[Start Information shown]

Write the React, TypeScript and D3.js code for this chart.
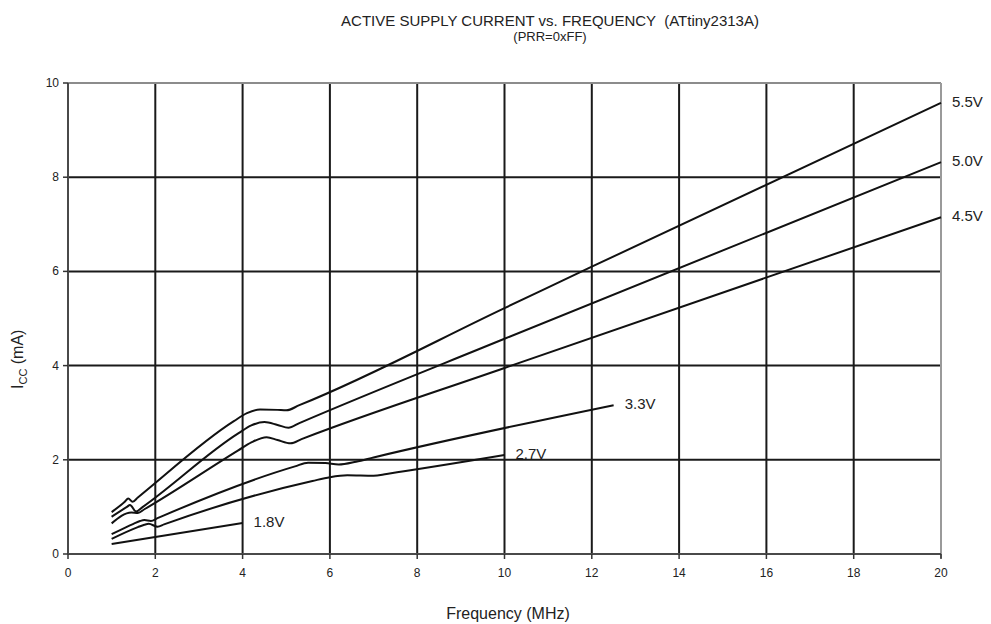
import { useEffect, useRef } from "react"
import * as d3 from "d3"

// frequency (MHz) / current (mA) pairs
const v55: [number, number][] = [[1, 0.89], [1.3, 1.11], [1.38, 1.18], [1.48, 1.11], [1.6, 1.2], [3.8, 2.82], [4.1, 2.99], [4.4, 3.07], [4.8, 3.06], [5.0, 3.05], [5.3, 3.16], [10, 5.22], [12, 6.1], [20, 9.58]]
const v50: [number, number][] = [[1, 0.79], [1.35, 1.0], [1.42, 1.04], [1.56, 0.9], [1.7, 0.99], [3.9, 2.56], [4.2, 2.73], [4.5, 2.8], [4.8, 2.74], [5.05, 2.68], [5.3, 2.78], [10, 4.57], [20, 8.32]]
const v45: [number, number][] = [[1, 0.65], [1.45, 0.88], [1.6, 0.87], [1.75, 0.95], [3.9, 2.2], [4.2, 2.37], [4.55, 2.48], [4.8, 2.42], [5.1, 2.35], [5.35, 2.44], [10, 3.95], [20, 7.15]]
const v33: [number, number][] = [[1, 0.42], [1.5, 0.64], [1.65, 0.7], [1.75, 0.72], [1.9, 0.7], [2.05, 0.76], [2.2, 0.82], [5.2, 1.86], [5.5, 1.94], [5.9, 1.93], [6.2, 1.9], [6.6, 1.96], [7, 2.05], [12.5, 3.16]]
const v27: [number, number][] = [[1, 0.32], [1.6, 0.57], [1.75, 0.62], [1.85, 0.64], [2.05, 0.58], [2.2, 0.63], [5.6, 1.55], [6.0, 1.63], [6.4, 1.67], [7.0, 1.66], [7.3, 1.7], [10, 2.1]]
const v18: [number, number][] = [[1, 0.21], [4, 0.66]]

const seriesNames = ["5.5V", "5.0V", "4.5V", "3.3V", "2.7V", "1.8V"]
const seriesData = [v55, v50, v45, v33, v27, v18]
const xTicks = [0, 2, 4, 6, 8, 10, 12, 14, 16, 18, 20]
const yTicks = [0, 2, 4, 6, 8, 10]

export default function App() {
  const ref = useRef<SVGSVGElement>(null)

  useEffect(() => {
    const svg = d3.select(ref.current!)
    svg.selectAll("*").remove()
    const x = d3.scaleLinear().domain([0, 20]).range([68, 941])
    const y = d3.scaleLinear().domain([0, 10]).range([554, 83])
    const font = "'Liberation Sans', Arial, sans-serif"

    // grid
    svg.append("g").selectAll("line").data(xTicks.slice(1, -1)).join("line")
      .attr("x1", d => x(d)).attr("x2", d => x(d)).attr("y1", y(10)).attr("y2", y(0))
      .attr("stroke", "#1a1a1a").attr("stroke-width", 2)
    svg.append("g").selectAll("line").data(yTicks.slice(1, -1)).join("line")
      .attr("x1", x(0)).attr("x2", x(20)).attr("y1", d => y(d)).attr("y2", d => y(d))
      .attr("stroke", "#1a1a1a").attr("stroke-width", 2)

    // frame: top and right light, left and bottom darker
    svg.append("line").attr("x1", x(0)).attr("x2", x(20)).attr("y1", y(10)).attr("y2", y(10))
      .attr("stroke", "#8c8c8c").attr("stroke-width", 2)
    svg.append("line").attr("x1", x(20)).attr("x2", x(20)).attr("y1", y(10)).attr("y2", y(0) + 4)
      .attr("stroke", "#9a9a9a").attr("stroke-width", 2)
    svg.append("line").attr("x1", x(0)).attr("x2", x(0)).attr("y1", y(10)).attr("y2", y(0))
      .attr("stroke", "#4a4a4a").attr("stroke-width", 2)
    svg.append("line").attr("x1", x(0)).attr("x2", x(20)).attr("y1", y(0)).attr("y2", y(0))
      .attr("stroke", "#4a4a4a").attr("stroke-width", 2)

    // ticks
    svg.append("g").selectAll("line").data(xTicks).join("line")
      .attr("x1", d => x(d)).attr("x2", d => x(d)).attr("y1", y(0)).attr("y2", y(0) + 5)
      .attr("stroke", "#333").attr("stroke-width", 1.5)
    svg.append("g").selectAll("line").data(yTicks).join("line")
      .attr("x1", x(0) - 5).attr("x2", x(0)).attr("y1", d => y(d)).attr("y2", d => y(d))
      .attr("stroke", "#333").attr("stroke-width", 1.5)

    svg.append("g").selectAll("text").data(xTicks).join("text")
      .attr("x", d => x(d)).attr("y", y(0) + 23).attr("text-anchor", "middle")
      .attr("font-family", font).attr("font-size", 12).attr("fill", "#222").text(d => d)
    svg.append("g").selectAll("text").data(yTicks).join("text")
      .attr("x", x(0) - 9).attr("y", d => y(d) + 4).attr("text-anchor", "end")
      .attr("font-family", font).attr("font-size", 12).attr("fill", "#222").text(d => d)

    // curves
    const line = d3.line<[number, number]>().x(d => x(d[0])).y(d => y(d[1])).curve(d3.curveMonotoneX)
    seriesData.forEach((s, i) => {
      svg.append("path").attr("d", line(s) || "").attr("fill", "none")
        .attr("stroke", "#111").attr("stroke-width", 2)
      const last = s[s.length - 1]
      svg.append("text").attr("x", x(last[0]) + 11).attr("y", y(last[1]) + 4)
        .attr("font-family", font).attr("font-size", 15).attr("fill", "#222").text(seriesNames[i])
    })

    // titles
    svg.append("text").attr("x", 550).attr("y", 26).attr("text-anchor", "middle")
      .attr("font-family", font).attr("font-size", 15).attr("fill", "#222")
      .attr("xml:space", "preserve").text("ACTIVE SUPPLY CURRENT vs. FREQUENCY  (ATtiny2313A)")
    svg.append("text").attr("x", 550).attr("y", 41).attr("text-anchor", "middle")
      .attr("font-family", font).attr("font-size", 13).attr("fill", "#222").text("(PRR=0xFF)")
    svg.append("text").attr("x", 508).attr("y", 619).attr("text-anchor", "middle")
      .attr("font-family", font).attr("font-size", 16).attr("fill", "#222").text("Frequency (MHz)")
    const yl = svg.append("text").attr("transform", "translate(23,389) rotate(-90)")
      .attr("text-anchor", "start").attr("font-family", font).attr("font-size", 16).attr("fill", "#222")
    yl.append("tspan").text("I")
    yl.append("tspan").attr("font-size", 11).attr("dy", 4).text("CC")
    yl.append("tspan").attr("dy", -4).text(" (mA)")
  }, [])

  return (
    <svg ref={ref} width={991} height={624} style={{ position: "absolute", left: 0, top: 0, background: "#fff" }} />
  )
}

[End Information shown]

Every line above should be repeated exactly; pictures stay out of the copy.

Task output:
Write the React, TypeScript and D3.js code for this chart.
import { useEffect, useRef } from "react"
import * as d3 from "d3"

// frequency (MHz) / current (mA) pairs
const v55: [number, number][] = [[1, 0.89], [1.3, 1.11], [1.38, 1.18], [1.48, 1.11], [1.6, 1.2], [3.8, 2.82], [4.1, 2.99], [4.4, 3.07], [4.8, 3.06], [5.0, 3.05], [5.3, 3.16], [10, 5.22], [12, 6.1], [20, 9.58]]
const v50: [number, number][] = [[1, 0.79], [1.35, 1.0], [1.42, 1.04], [1.56, 0.9], [1.7, 0.99], [3.9, 2.56], [4.2, 2.73], [4.5, 2.8], [4.8, 2.74], [5.05, 2.68], [5.3, 2.78], [10, 4.57], [20, 8.32]]
const v45: [number, number][] = [[1, 0.65], [1.45, 0.88], [1.6, 0.87], [1.75, 0.95], [3.9, 2.2], [4.2, 2.37], [4.55, 2.48], [4.8, 2.42], [5.1, 2.35], [5.35, 2.44], [10, 3.95], [20, 7.15]]
const v33: [number, number][] = [[1, 0.42], [1.5, 0.64], [1.65, 0.7], [1.75, 0.72], [1.9, 0.7], [2.05, 0.76], [2.2, 0.82], [5.2, 1.86], [5.5, 1.94], [5.9, 1.93], [6.2, 1.9], [6.6, 1.96], [7, 2.05], [12.5, 3.16]]
const v27: [number, number][] = [[1, 0.32], [1.6, 0.57], [1.75, 0.62], [1.85, 0.64], [2.05, 0.58], [2.2, 0.63], [5.6, 1.55], [6.0, 1.63], [6.4, 1.67], [7.0, 1.66], [7.3, 1.7], [10, 2.1]]
const v18: [number, number][] = [[1, 0.21], [4, 0.66]]

const seriesNames = ["5.5V", "5.0V", "4.5V", "3.3V", "2.7V", "1.8V"]
const seriesData = [v55, v50, v45, v33, v27, v18]
const xTicks = [0, 2, 4, 6, 8, 10, 12, 14, 16, 18, 20]
const yTicks = [0, 2, 4, 6, 8, 10]

export default function App() {
  const ref = useRef<SVGSVGElement>(null)

  useEffect(() => {
    const svg = d3.select(ref.current!)
    svg.selectAll("*").remove()
    const x = d3.scaleLinear().domain([0, 20]).range([68, 941])
    const y = d3.scaleLinear().domain([0, 10]).range([554, 83])
    const font = "'Liberation Sans', Arial, sans-serif"

    // grid
    svg.append("g").selectAll("line").data(xTicks.slice(1, -1)).join("line")
      .attr("x1", d => x(d)).attr("x2", d => x(d)).attr("y1", y(10)).attr("y2", y(0))
      .attr("stroke", "#1a1a1a").attr("stroke-width", 2)
    svg.append("g").selectAll("line").data(yTicks.slice(1, -1)).join("line")
      .attr("x1", x(0)).attr("x2", x(20)).attr("y1", d => y(d)).attr("y2", d => y(d))
      .attr("stroke", "#1a1a1a").attr("stroke-width", 2)

    // frame: top and right light, left and bottom darker
    svg.append("line").attr("x1", x(0)).attr("x2", x(20)).attr("y1", y(10)).attr("y2", y(10))
      .attr("stroke", "#8c8c8c").attr("stroke-width", 2)
    svg.append("line").attr("x1", x(20)).attr("x2", x(20)).attr("y1", y(10)).attr("y2", y(0) + 4)
      .attr("stroke", "#9a9a9a").attr("stroke-width", 2)
    svg.append("line").attr("x1", x(0)).attr("x2", x(0)).attr("y1", y(10)).attr("y2", y(0))
      .attr("stroke", "#4a4a4a").attr("stroke-width", 2)
    svg.append("line").attr("x1", x(0)).attr("x2", x(20)).attr("y1", y(0)).attr("y2", y(0))
      .attr("stroke", "#4a4a4a").attr("stroke-width", 2)

    // ticks
    svg.append("g").selectAll("line").data(xTicks).join("line")
      .attr("x1", d => x(d)).attr("x2", d => x(d)).attr("y1", y(0)).attr("y2", y(0) + 5)
      .attr("stroke", "#333").attr("stroke-width", 1.5)
    svg.append("g").selectAll("line").data(yTicks).join("line")
      .attr("x1", x(0) - 5).attr("x2", x(0)).attr("y1", d => y(d)).attr("y2", d => y(d))
      .attr("stroke", "#333").attr("stroke-width", 1.5)

    svg.append("g").selectAll("text").data(xTicks).join("text")
      .attr("x", d => x(d)).attr("y", y(0) + 23).attr("text-anchor", "middle")
      .attr("font-family", font).attr("font-size", 12).attr("fill", "#222").text(d => d)
    svg.append("g").selectAll("text").data(yTicks).join("text")
      .attr("x", x(0) - 9).attr("y", d => y(d) + 4).attr("text-anchor", "end")
      .attr("font-family", font).attr("font-size", 12).attr("fill", "#222").text(d => d)

    // curves
    const line = d3.line<[number, number]>().x(d => x(d[0])).y(d => y(d[1])).curve(d3.curveMonotoneX)
    seriesData.forEach((s, i) => {
      svg.append("path").attr("d", line(s) || "").attr("fill", "none")
        .attr("stroke", "#111").attr("stroke-width", 2)
      const last = s[s.length - 1]
      svg.append("text").attr("x", x(last[0]) + 11).attr("y", y(last[1]) + 4)
        .attr("font-family", font).attr("font-size", 15).attr("fill", "#222").text(seriesNames[i])
    })

    // titles
    svg.append("text").attr("x", 550).attr("y", 26).attr("text-anchor", "middle")
      .attr("font-family", font).attr("font-size", 15).attr("fill", "#222")
      .attr("xml:space", "preserve").text("ACTIVE SUPPLY CURRENT vs. FREQUENCY  (ATtiny2313A)")
    svg.append("text").attr("x", 550).attr("y", 41).attr("text-anchor", "middle")
      .attr("font-family", font).attr("font-size", 13).attr("fill", "#222").text("(PRR=0xFF)")
    svg.append("text").attr("x", 508).attr("y", 619).attr("text-anchor", "middle")
      .attr("font-family", font).attr("font-size", 16).attr("fill", "#222").text("Frequency (MHz)")
    const yl = svg.append("text").attr("transform", "translate(23,389) rotate(-90)")
      .attr("text-anchor", "start").attr("font-family", font).attr("font-size", 16).attr("fill", "#222")
    yl.append("tspan").text("I")
    yl.append("tspan").attr("font-size", 11).attr("dy", 4).text("CC")
    yl.append("tspan").attr("dy", -4).text(" (mA)")
  }, [])

  return (
    <svg ref={ref} width={991} height={624} style={{ position: "absolute", left: 0, top: 0, background: "#fff" }} />
  )
}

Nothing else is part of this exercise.